Les enjeux régionaux et internationaux

Le Soudan, pays aux ressources naturelles abondantes, notamment en or et en terres agricoles, est un point de mire pour de nombreux acteurs internationaux. La guerre en cours ne fait qu’exacerber la compétition pour le contrôle de ces richesses. En plus de ses voisins immédiats, des pays comme la Russie et la Chine ont montré un intérêt croissant pour la région, notamment à travers des partenariats économiques et militaires.

La Russie, via la société de sécurité privée Wagner, est accusée de soutenir les FSR en échange de concessions minières dans les zones qu’elles contrôlent. De son côté, la Chine, qui a massivement investi dans les infrastructures du pays au cours des dernières décennies, s'inquiète de la tournure des événements et des risques pour ses intérêts économiques.

Les puissances occidentales, elles, adoptent une approche plus prudente. Les États-Unis et l’Union européenne ont appelé à plusieurs reprises à un cessez-le-feu et au dialogue, sans succès. Les tentatives de médiation de l’Union africaine et de l’IGAD (Autorité intergouvernementale pour le développement) se sont heurtées à des refus catégoriques des deux camps de déposer les armes.
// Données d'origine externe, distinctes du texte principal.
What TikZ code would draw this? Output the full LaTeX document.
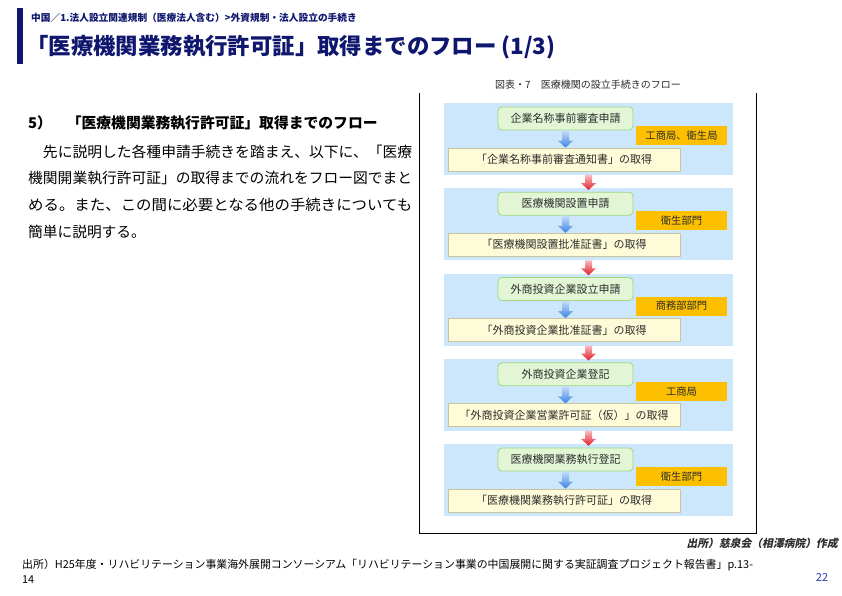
\documentclass[tikz,border=0pt]{standalone}
\usepackage{fontspec}
\usepackage{graphicx}
\setmainfont{Noto Sans CJK JP}
\newfontfamily\jpslant[FakeSlant=0.2]{Noto Sans CJK JP}
\usetikzlibrary{calc}
\definecolor{navy}{RGB}{14,22,110}
\definecolor{panelblue}{RGB}{204,231,251}
\definecolor{greenfill}{RGB}{226,246,214}
\definecolor{greenline}{RGB}{160,214,130}
\definecolor{yellowfill}{RGB}{254,252,216}
\definecolor{yellowline}{RGB}{200,196,160}
\definecolor{orangefill}{RGB}{252,192,0}
\definecolor{figtext}{RGB}{45,45,45}
\definecolor{pagenum}{RGB}{40,60,170}
\definecolor{bluetop}{RGB}{196,222,248}
\definecolor{bluebot}{RGB}{60,130,225}
\definecolor{redtop}{RGB}{248,185,190}
\definecolor{redbot}{RGB}{225,30,40}
\tikzset{
  panel/.style={fill=panelblue, minimum width=289pt, minimum height=72pt, inner sep=0pt},
  greenbox/.style={fill=greenfill, draw=greenline, line width=0.8pt, rounded corners=4pt,
    minimum width=135pt, minimum height=23pt, inner sep=0pt,
    font=\fontsize{11}{12}\selectfont, text=figtext},
  yellowbox/.style={fill=yellowfill, draw=yellowline, line width=0.7pt,
    minimum width=232pt, minimum height=23pt, inner sep=0pt,
    font=\fontsize{11}{12}\selectfont, text=figtext},
  orangebox/.style={fill=orangefill, minimum width=91pt, minimum height=19pt, inner sep=0pt,
    font=\fontsize{10.3}{12}\selectfont, text=figtext},
  bodyline/.style={anchor=west, inner sep=0pt, font=\fontsize{14.7}{16}\selectfont, text=black},
}
\newcommand{\blockarrow}[4]{%
  \path[top color=#3, bottom color=#4] let \p1=(#1), \p2=(#2) in
    (\x1-3.5pt,\y1) -- (\x1+3.5pt,\y1) -- (\x1+3.5pt,\y2+7pt) -- (\x1+7.5pt,\y2+7pt)
    -- (\x1,\y2) -- (\x1-7.5pt,\y2+7pt) -- (\x1-3.5pt,\y2+7pt) -- cycle;
}
\begin{document}
\begin{tikzpicture}[x=1pt, y=-1pt]
\useasboundingbox[fill=white] (0,0) rectangle (842,595);

% header
\fill[navy] (17,8) rectangle (23,64);
\node[anchor=west, inner sep=0pt, text=navy, font=\fontsize{9.7}{11}\selectfont\bfseries] (crumb) at (31,18)
  {中国／1.法人設立関連規制（医療法人含む）>外資規制・法人設立の手続き};
\node[anchor=west, inner sep=0pt, text=navy, font=\fontsize{22.4}{26}\selectfont\bfseries] (title) at (26,47)
  {「医療機関業務執行許可証」取得までのフロー (1/3)};

% left text
\node[anchor=west, inner sep=0pt, font=\fontsize{14.8}{16}\selectfont\bfseries] (head) at (28,123)
  {5）　「医療機関業務執行許可証」取得までのフロー};
\node[bodyline] (l1) at (28,152) {\resizebox{384pt}{\height}{　先に説明した各種申請手続きを踏まえ、以下に、「医療}};
\node[bodyline] (l2) at (28,178) {\resizebox{384pt}{\height}{機関開業執行許可証」の取得までの流れをフロー図でまと}};
\node[bodyline] (l3) at (28,205) {\resizebox{384pt}{\height}{める。また、この間に必要となる他の手続きについても}};
\node[bodyline] (l4) at (28,232) {簡単に説明する。};

% figure
\node[inner sep=0pt, text=figtext, font=\fontsize{10}{11}\selectfont] (cap) at (588,85)
  {図表・7　医療機関の設立手続きのフロー};
\draw[line width=0.9pt] (419,93) -- (419,533) -- (756,533) -- (756,93);

\foreach \i/\g/\o/\y in {
  1/企業名称事前審査申請/工商局、衛生局/「企業名称事前審査通知書」の取得,
  2/医療機関設置申請/衛生部門/「医療機関設置批准証書」の取得,
  3/外商投資企業設立申請/商務部部門/「外商投資企業批准証書」の取得,
  4/外商投資企業登記/工商局/「外商投資企業営業許可証（仮）」の取得,
  5/医療機関業務執行登記/衛生部門/「医療機関業務執行許可証」の取得}{
  \pgfmathsetmacro{\t}{103+85.25*(\i-1)}
  \node[panel] (p\i) at (588.5,\t+36) {};
  \node[orangebox] (o\i) at (681.5,\t+32.5) {\o};
  \node[greenbox] (g\i) at (565.5,\t+15.5) {\g};
  \node[yellowbox] (y\i) at (564,\t+56.5) {\y};
  \blockarrow{g\i.south}{y\i.north}{bluetop}{bluebot}
}
\foreach \i [evaluate=\i as \j using int(\i+1)] in {1,2,3,4}{
  \blockarrow{p\i.south}{$(p\j.north)+(0,2)$}{redtop}{redbot}
}

\node[anchor=east, inner sep=0pt, text=figtext, font=\fontsize{10.8}{12}\selectfont\jpslant\bfseries] (src) at (838,543)
  {出所）慈泉会（相澤病院）作成};

% footer
\node[anchor=west, inner sep=0pt, font=\fontsize{10.9}{12}\selectfont] (foot1) at (22,565)
  {出所）H25年度・リハビリテーション事業海外展開コンソーシアム「リハビリテーション事業の中国展開に関する実証調査プロジェクト報告書」p.13-};
\node[anchor=west, inner sep=0pt, font=\fontsize{10.9}{12}\selectfont] (foot2) at (22,580) {14};
\node[inner sep=0pt, text=pagenum, font=\fontsize{11}{12}\selectfont] (pg) at (822,577) {22};
\end{tikzpicture}
\end{document}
Vers une sortie de crise ?

Pour l’heure, aucune solution ne semble en vue. Les négociations pour un cessez-le-feu ont échoué à plusieurs reprises, et les affrontements continuent de se multiplier dans différentes régions du pays. Cependant, des voix s’élèvent pour demander un engagement plus ferme de la communauté internationale. « Nous ne pouvons pas laisser le Soudan sombrer dans l'oubli », plaide un diplomate africain lors d'une réunion de crise de l’Union africaine.

Le spectre d'une guerre prolongée inquiète également les populations des pays voisins. En Éthiopie, où un conflit civil s’est récemment terminé, la résurgence des tensions le long de la frontière commune avec le Soudan aggrave une situation déjà volatile. De même, au Soudan du Sud, pays lui-même en proie à des violences internes, l’arrivée massive de réfugiés soudanais constitue une nouvelle source de déstabilisation.

Des vies suspendues dans l'incertitude

Pour les Soudanais, l’espoir s’amenuise de jour en jour. Les perspectives de réconciliation nationale s’éloignent, tandis que les acteurs régionaux et internationaux peinent à accorder leurs violons. Dans ce chaos, les civils continuent de payer le prix le plus élevé.

« Nous ne savons pas ce que demain nous réserve », avoue Mariam, une enseignante de Khartoum, désillusionnée.